» Request: Leave out the pictures and repeat the data exactly.

» Data excerpt:
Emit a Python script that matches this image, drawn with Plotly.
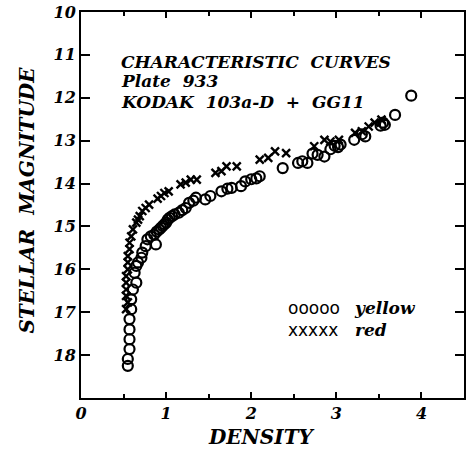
import plotly.graph_objects as go

# Yellow (circles): density, magnitude
yellow_density = [3.88, 3.69, 3.57, 3.55, 3.52, 3.34, 3.30, 3.21, 3.05, 3.02, 2.98, 2.93, 2.86, 2.78, 2.72,
                  2.66, 2.60, 2.55, 2.37, 2.10, 2.06, 2.00, 1.93, 1.88, 1.77, 1.72, 1.65, 1.52, 1.46, 1.35,
                  1.32, 1.27, 1.23, 1.19, 1.15, 1.10, 1.07, 1.04, 1.02, 1.00, 0.98, 0.96, 0.94, 0.92, 0.89,
                  0.86, 0.82, 0.88, 0.78, 0.76, 0.72, 0.71, 0.67, 0.65, 0.63, 0.65, 0.61, 0.59, 0.59, 0.57,
                  0.57, 0.57, 0.57, 0.55, 0.55]
yellow_mag = [11.95, 12.40, 12.63, 12.58, 12.65, 12.90, 12.85, 12.98, 13.09, 13.15, 13.12, 13.20, 13.37, 13.33, 13.30,
              13.52, 13.48, 13.52, 13.64, 13.83, 13.88, 13.90, 13.95, 14.06, 14.10, 14.12, 14.18, 14.29, 14.37, 14.33,
              14.40, 14.45, 14.57, 14.62, 14.68, 14.72, 14.76, 14.80, 14.84, 14.91, 14.95, 14.99, 15.03, 15.07, 15.12,
              15.19, 15.23, 15.42, 15.30, 15.46, 15.61, 15.73, 15.84, 15.92, 16.08, 16.31, 16.47, 16.70, 16.93, 17.16,
              17.40, 17.63, 17.86, 18.09, 18.25]

# Red (crosses): density, magnitude
red_density = [3.53, 3.45, 3.38, 3.30, 3.22, 3.03, 2.93, 2.86, 2.74, 2.41, 2.28, 2.20, 2.10, 1.83, 1.71,
               1.65, 1.58, 1.36, 1.29, 1.23, 1.17, 1.03, 0.98, 0.94, 0.90, 0.80, 0.76, 0.72, 0.69, 0.67,
               0.65, 0.61, 0.59, 0.57, 0.57, 0.55, 0.55, 0.55, 0.53, 0.53, 0.53, 0.53, 0.55, 0.53]
red_mag = [12.51, 12.58, 12.67, 12.78, 12.82, 12.98, 13.02, 12.98, 13.13, 13.29, 13.25, 13.40, 13.44, 13.60, 13.60,
           13.71, 13.75, 13.91, 13.91, 13.98, 14.02, 14.18, 14.22, 14.29, 14.35, 14.49, 14.57, 14.64, 14.76, 14.84,
           14.91, 15.07, 15.23, 15.38, 15.53, 15.69, 15.84, 16.00, 16.16, 16.31, 16.47, 16.62, 16.77, 16.93]

x_ticks = [0, 1, 2, 3, 4]
y_ticks = [10, 11, 12, 13, 14, 15, 16, 17, 18]

FONT = "DejaVu Serif"

fig = go.Figure()
fig.add_trace(go.Scatter(x=yellow_density, y=yellow_mag, mode="markers", name="yellow",
                         marker=dict(symbol="circle-open", size=10, color="black", line=dict(width=2.2))))
fig.add_trace(go.Scatter(x=red_density, y=red_mag, mode="markers", name="red",
                         marker=dict(symbol="x-thin-open", size=8, color="black", line=dict(width=2.4))))

axis_common = dict(showline=True, linecolor="black", linewidth=2, mirror="allticks",
                   ticks="inside", tickcolor="black", tickwidth=2, showgrid=False, zeroline=False,
                   tickfont=dict(family=FONT, size=16, color="black", weight="bold", style="italic"))

fig.update_xaxes(range=[0, 4.5], tickvals=x_ticks, ticklen=6,
                 minor=dict(ticks="inside", dtick=0.5, tick0=0, ticklen=4, tickwidth=2, tickcolor="black"),
                 **axis_common)
fig.update_yaxes(range=[19, 10], tickvals=y_ticks, ticklen=9, **axis_common)

tf = dict(family=FONT, color="black", weight="bold", style="italic")
annots = [
    dict(x=0.1, y=0.87, text="CHARACTERISTIC  CURVES", size=17),
    dict(x=0.1, y=0.82, text="Plate  933", size=17),
    dict(x=0.1, y=0.766, text="KODAK  103a-D  +  GG11", size=17),
]
for a in annots:
    fig.add_annotation(xref="paper", yref="paper", x=a["x"], y=a["y"], xanchor="left", yanchor="middle",
                       text=a["text"], showarrow=False, font=dict(size=a["size"], **tf))

# legend (two columns, each a two-line annotation)
fig.add_annotation(xref="paper", yref="paper", x=0.534, y=0.204, xanchor="left", yanchor="middle",
                   text="ooooo<br>xxxxx", align="left", showarrow=False,
                   font=dict(family="DejaVu Sans", size=17, color="black"))
fig.add_annotation(xref="paper", yref="paper", x=0.707, y=0.204, xanchor="left", yanchor="middle",
                   text="yellow<br>red", align="left", showarrow=False, font=dict(size=17, **tf))

fig.add_annotation(xref="paper", yref="paper", x=0.47, y=-0.10, xanchor="center", yanchor="middle",
                   text="DENSITY", showarrow=False, font=dict(size=20, **tf))
fig.add_annotation(xref="paper", yref="paper", x=-0.142, y=0.513, xanchor="center", yanchor="middle",
                   text="STELLAR  MAGNITUDE", textangle=-90, showarrow=False, font=dict(size=20, **tf))

fig.update_layout(width=468, height=457, margin=dict(l=81, r=2, t=12, b=59),
                  paper_bgcolor="white", plot_bgcolor="white", showlegend=False)

fig.write_html("out.html", config={"displayModeBar": False},
               post_script="document.body.style.margin='0';document.body.style.overflow='hidden';")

» Exercise result:
Emit a Python script that matches this image, drawn with Plotly.
import plotly.graph_objects as go

# Yellow (circles): density, magnitude
yellow_density = [3.88, 3.69, 3.57, 3.55, 3.52, 3.34, 3.30, 3.21, 3.05, 3.02, 2.98, 2.93, 2.86, 2.78, 2.72,
                  2.66, 2.60, 2.55, 2.37, 2.10, 2.06, 2.00, 1.93, 1.88, 1.77, 1.72, 1.65, 1.52, 1.46, 1.35,
                  1.32, 1.27, 1.23, 1.19, 1.15, 1.10, 1.07, 1.04, 1.02, 1.00, 0.98, 0.96, 0.94, 0.92, 0.89,
                  0.86, 0.82, 0.88, 0.78, 0.76, 0.72, 0.71, 0.67, 0.65, 0.63, 0.65, 0.61, 0.59, 0.59, 0.57,
                  0.57, 0.57, 0.57, 0.55, 0.55]
yellow_mag = [11.95, 12.40, 12.63, 12.58, 12.65, 12.90, 12.85, 12.98, 13.09, 13.15, 13.12, 13.20, 13.37, 13.33, 13.30,
              13.52, 13.48, 13.52, 13.64, 13.83, 13.88, 13.90, 13.95, 14.06, 14.10, 14.12, 14.18, 14.29, 14.37, 14.33,
              14.40, 14.45, 14.57, 14.62, 14.68, 14.72, 14.76, 14.80, 14.84, 14.91, 14.95, 14.99, 15.03, 15.07, 15.12,
              15.19, 15.23, 15.42, 15.30, 15.46, 15.61, 15.73, 15.84, 15.92, 16.08, 16.31, 16.47, 16.70, 16.93, 17.16,
              17.40, 17.63, 17.86, 18.09, 18.25]

# Red (crosses): density, magnitude
red_density = [3.53, 3.45, 3.38, 3.30, 3.22, 3.03, 2.93, 2.86, 2.74, 2.41, 2.28, 2.20, 2.10, 1.83, 1.71,
               1.65, 1.58, 1.36, 1.29, 1.23, 1.17, 1.03, 0.98, 0.94, 0.90, 0.80, 0.76, 0.72, 0.69, 0.67,
               0.65, 0.61, 0.59, 0.57, 0.57, 0.55, 0.55, 0.55, 0.53, 0.53, 0.53, 0.53, 0.55, 0.53]
red_mag = [12.51, 12.58, 12.67, 12.78, 12.82, 12.98, 13.02, 12.98, 13.13, 13.29, 13.25, 13.40, 13.44, 13.60, 13.60,
           13.71, 13.75, 13.91, 13.91, 13.98, 14.02, 14.18, 14.22, 14.29, 14.35, 14.49, 14.57, 14.64, 14.76, 14.84,
           14.91, 15.07, 15.23, 15.38, 15.53, 15.69, 15.84, 16.00, 16.16, 16.31, 16.47, 16.62, 16.77, 16.93]

x_ticks = [0, 1, 2, 3, 4]
y_ticks = [10, 11, 12, 13, 14, 15, 16, 17, 18]

FONT = "DejaVu Serif"

fig = go.Figure()
fig.add_trace(go.Scatter(x=yellow_density, y=yellow_mag, mode="markers", name="yellow",
                         marker=dict(symbol="circle-open", size=10, color="black", line=dict(width=2.2))))
fig.add_trace(go.Scatter(x=red_density, y=red_mag, mode="markers", name="red",
                         marker=dict(symbol="x-thin-open", size=8, color="black", line=dict(width=2.4))))

axis_common = dict(showline=True, linecolor="black", linewidth=2, mirror="allticks",
                   ticks="inside", tickcolor="black", tickwidth=2, showgrid=False, zeroline=False,
                   tickfont=dict(family=FONT, size=16, color="black", weight="bold", style="italic"))

fig.update_xaxes(range=[0, 4.5], tickvals=x_ticks, ticklen=6,
                 minor=dict(ticks="inside", dtick=0.5, tick0=0, ticklen=4, tickwidth=2, tickcolor="black"),
                 **axis_common)
fig.update_yaxes(range=[19, 10], tickvals=y_ticks, ticklen=9, **axis_common)

tf = dict(family=FONT, color="black", weight="bold", style="italic")
annots = [
    dict(x=0.1, y=0.87, text="CHARACTERISTIC  CURVES", size=17),
    dict(x=0.1, y=0.82, text="Plate  933", size=17),
    dict(x=0.1, y=0.766, text="KODAK  103a-D  +  GG11", size=17),
]
for a in annots:
    fig.add_annotation(xref="paper", yref="paper", x=a["x"], y=a["y"], xanchor="left", yanchor="middle",
                       text=a["text"], showarrow=False, font=dict(size=a["size"], **tf))

# legend (two columns, each a two-line annotation)
fig.add_annotation(xref="paper", yref="paper", x=0.534, y=0.204, xanchor="left", yanchor="middle",
                   text="ooooo<br>xxxxx", align="left", showarrow=False,
                   font=dict(family="DejaVu Sans", size=17, color="black"))
fig.add_annotation(xref="paper", yref="paper", x=0.707, y=0.204, xanchor="left", yanchor="middle",
                   text="yellow<br>red", align="left", showarrow=False, font=dict(size=17, **tf))

fig.add_annotation(xref="paper", yref="paper", x=0.47, y=-0.10, xanchor="center", yanchor="middle",
                   text="DENSITY", showarrow=False, font=dict(size=20, **tf))
fig.add_annotation(xref="paper", yref="paper", x=-0.142, y=0.513, xanchor="center", yanchor="middle",
                   text="STELLAR  MAGNITUDE", textangle=-90, showarrow=False, font=dict(size=20, **tf))

fig.update_layout(width=468, height=457, margin=dict(l=81, r=2, t=12, b=59),
                  paper_bgcolor="white", plot_bgcolor="white", showlegend=False)

fig.write_html("out.html", config={"displayModeBar": False},
               post_script="document.body.style.margin='0';document.body.style.overflow='hidden';")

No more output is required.